I am reading a book by Paul Tripp which a friend sent to me. The book meditates on psalm 27. This morning I have been reading verse 14 which says:

“Wait for the Lord; be strong, and let your heart take courage; wait for the Lord!”

I have found waiting hard. I want instant solutions to my problems. I crave instant fixing and everything to be righted now. I want hurt to be wiped away like wiping chalk off a blackboard. I want to feel settled now. I want a sense of purpose for the future now. I am hating the consequences of all that’s happened, and I long for good to be born out of bad. I want God to do this now. I hate waiting.

Paul Tripp says:

“The one on whom we wait is the dissatisfied Messiah. He will not relent, he will not quit, he will not rest until every promise he has made has been fully delivered. He will not turn from his work until every one of his children has been totally transformed. He will continue to fight until his last enemy is under his feet. He will reign until his kingdom has fully come. As long as sin exists, he will shower us with forgiving, empowering, and delivering grace. He will defend us against attacks and will attack the enemy on our behalf. ….he will not rest from his work until every last microbe of sin has been completely eradicated from every heart of each of his children.”
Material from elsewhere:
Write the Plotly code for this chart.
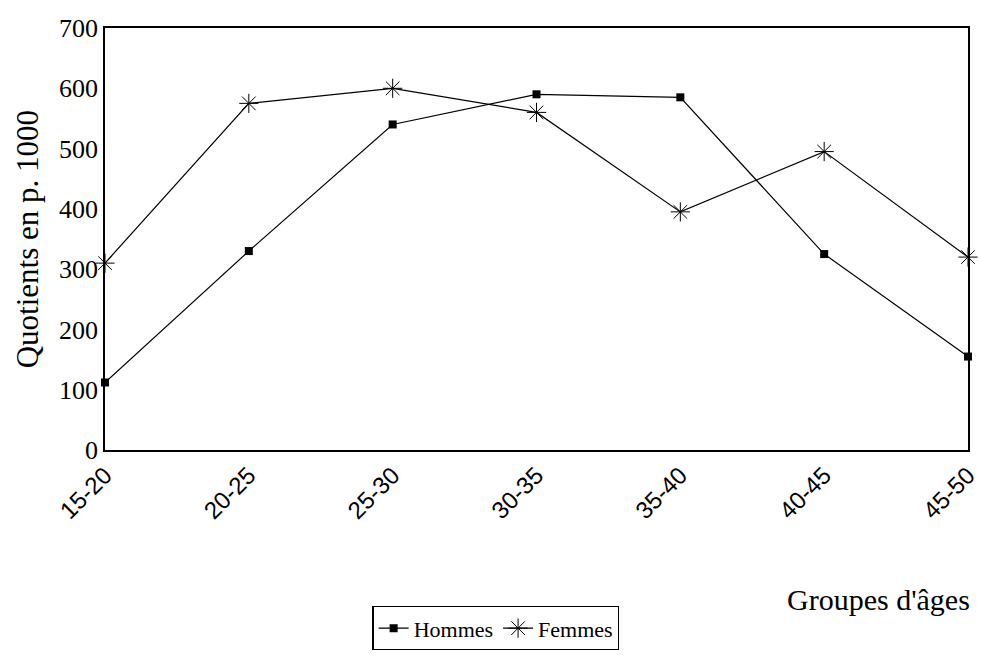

While we wait, God is refining us. He is teaching us many things as a family and will eventually bring us all through.

There are struggles and hurts and moments of overwhelming pain, but I thank God that he is at the helm. I am waiting for him to work in our lives as a couple to bring about great beauty. This has to be the case because my husband is fully committed to giving his whole life over to God and is now not keeping anything back for himself.

Grace will triumph, God has won the victory. God will work in our hearts so that his beauty will be displayed once more. God will make us useful and make us like himself because he is working and will not relent as he will bring glory to himself.

It may be that he is teaching us the hard lesson of contentment in waiting. Only God knows the plans he has for us. It’s actually not my business to know what’s in store, but I pray that we know contentment in our circumstances which will grow us as we learn to wait upon Him.